The Poster Formerly Known as Kline Sphere <.@> wrote:
>>From Microsoft's MSDN website, you can download hundreds of pre-recored
>>webcasts. They are not specifically geared toward preparing for MCSD
>>certification, but present information covered by the exams. I download the
>>audio portion to a digital voice recorder and listen during my commute to
>>work.
>>http://msdn.microsoft.com/showsandwebcasts/
>
>I'm sure this will fall on deaf ears.
>
>The amount of information and knowledge (a lot of it free) that ms
>provide is truly awesome. It makes me think, why are so many crap
>systems produced on microsoft platforms? Then I take a look in this ng
>and reason becomes totally clear....
>
>Kline Sphere (Chalk) MCNGP #3
....hhhmmm...
Maybe it has something to do with the fact that MS is still
pursuing the "easy to use" development tool, rather than
focusing on the much more elusive and difficult "highly
productive" development environment.
I mean its cute that you can drag a data connection from the
server explorer and drop it as a ready made class - but that
looses its novelty pretty quickly. And while you can quickly
generate all sorts of gizmos with next to no work - as soon
as you are trying to get any real work done and you need to
deviate from MS's happy path - then you actually have to
know what's going on ANYWAY.
And while components, frameworks, application blocks do
eventually enhance productivity they also steepen and / or
lengthen the initial learning curve considerably - to the
point that these technologies are replaced by the next
generation when you finally after two years or so figure out
how to do something in 3 lines that originally took you 30
(OK, I'm exaggerating here). None of this will ever enable
an epsilon minus semi-moron to develop software properly -
but it does make people who know what they are doing more
productive.
And where does this attitude come from that anyone who
barely knows how to navigate MS Word should also be capable
of developing software?
The industrial revolution did in fact allow lower skilled
workers to produce more goods (after some investment on part
of the factory owners). However the manufacturing metaphor
does not translate very well to software development - more
isn't better - you'd think Frederick P. Brooks, Jr. made
that point eloquently enough 30 years ago. What's needed are
tools that make the competent people more productive - and
CASE tools didn't cut it. Whenever these tools come into
existence, they will require highly skilled and knowledgable
people to use them (effectively).
MS has got to start realizing that it is going to take an
army of sophisticated and competent administrators and
developers (who aren't in MS's employ) to make distributed
computing work with .NET (or any other technology for that
matter) in an environment of diverse business needs.
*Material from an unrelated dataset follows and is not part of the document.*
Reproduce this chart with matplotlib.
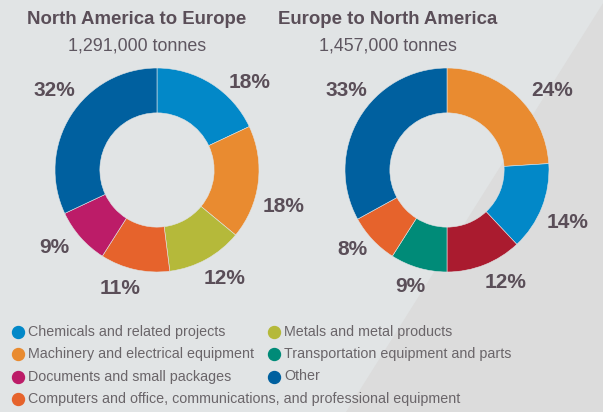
import matplotlib.pyplot as plt
from matplotlib.patches import Polygon

# data
cats = ["Chemicals and related projects", "Machinery and electrical equipment",
        "Documents and small packages",
        "Computers and office, communications, and professional equipment",
        "Metals and metal products", "Transportation equipment and parts", "Other"]
cat_colors = ["#0288C8", "#E98B30", "#BC1C68", "#E6632C", "#B5B93A", "#008B78", "#00609F"]

na_eu_vals = [18, 18, 12, 11, 9, 32]
na_eu_colors = ["#0288C8", "#E98B30", "#B5B93A", "#E6632C", "#BC1C68", "#00609F"]

eu_na_vals = [24, 14, 12, 9, 8, 33]
eu_na_colors = ["#E98B30", "#0288C8", "#AA1B2F", "#008B78", "#E6632C", "#00609F"]

titles = ["North America to Europe", "Europe to North America"]
subtitles = ["1,291,000 tonnes", "1,457,000 tonnes"]

# where the percent labels sit (pixels from top left)
na_eu_lbl = [(250, 83), (284, 206), (225, 278), (120, 288), (54, 248), (54, 90)]
eu_na_lbl = [(552, 90), (568, 222), (506, 282), (410, 287), (352, 250), (346, 90)]

W, H = 603, 412
bg = "#E1E4E5"
txt = "#5A4E58"
plt.rcParams['font.family'] = ['Liberation Sans', 'DejaVu Sans']

fig = plt.figure(figsize=(W / 100, H / 100), dpi=100)
fig.patch.set_facecolor(bg)
# darker diagonal band on the right
fig.patches.append(Polygon([(605 / W, 1), (1, 1), (1, 0), (346 / W, 0)], closed=True,
                           transform=fig.transFigure, facecolor="#DCDCDC", edgecolor="none", zorder=-1))


def donut(cx, cy, vals, colors, lbl_pos):
    r = 102
    half = 145
    ax = fig.add_axes([(cx - half) / W, (H - cy - half) / H, 2 * half / W, 2 * half / H])
    ax.set_facecolor("none")
    ax.pie(vals, colors=colors, startangle=90, counterclock=False, radius=1,
           wedgeprops=dict(width=0.44, edgecolor=bg, linewidth=0.4))
    ax.set_xlim(-half / r, half / r)
    ax.set_ylim(-half / r, half / r)
    ax.set_aspect("equal")
    ax.axis("off")
    for v, (lx, ly) in zip(vals, lbl_pos):
        fig.text(lx / W, 1 - ly / H, f"{v}%", fontsize=15, fontweight="bold", color=txt,
                 ha="center", va="center")


donut(157, 170, na_eu_vals, na_eu_colors, na_eu_lbl)
donut(447, 170, eu_na_vals, eu_na_colors, eu_na_lbl)

for tx, t, s in zip([137, 388], titles, subtitles):
    fig.text(tx / W, 1 - 19 / H, t, fontsize=13.4, fontweight="bold", color=txt, ha="center", va="center")
    fig.text(tx / W, 1 - 46 / H, s, fontsize=12.9, color="#5E5660", ha="center", va="center")

# legend
rows = [332, 354, 376.5, 399]
cols = [18, 274]
for i, (c, col) in enumerate(zip(cats, cat_colors)):
    if i < 4:
        x, y = cols[0], rows[i]
    else:
        x, y = cols[1], rows[i - 4]
    fig.lines.append(plt.Line2D([x / W], [1 - y / H], marker="o", markersize=8.6, color=col,
                                linestyle="none", transform=fig.transFigure))
    fig.text((x + 10) / W, 1 - y / H, c, fontsize=10.3, color="#6A6569", ha="left", va="center")

fig.savefig("out.png", dpi=100, facecolor=fig.get_facecolor())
The
'now anybody can do this' sales-pitch may be popular with
some managers but does not necessarily attract the right
people (or business customers) to the technology.
Unless of course .NET, WinFX isn't about business solutions
in the long term anyway but just an evolutionary step for
the software core for the umpteenth successor of the XBOX,
the universal hyper-connected electronic productivity and
entertainment media center and wanna-be killer of the
generic consumer PC.
There seems to be more money in entertainment than in real
business anyway.
Oops, entertainment is THE business - my mistake.
(-:
'Any fool can write code that a computer can understand.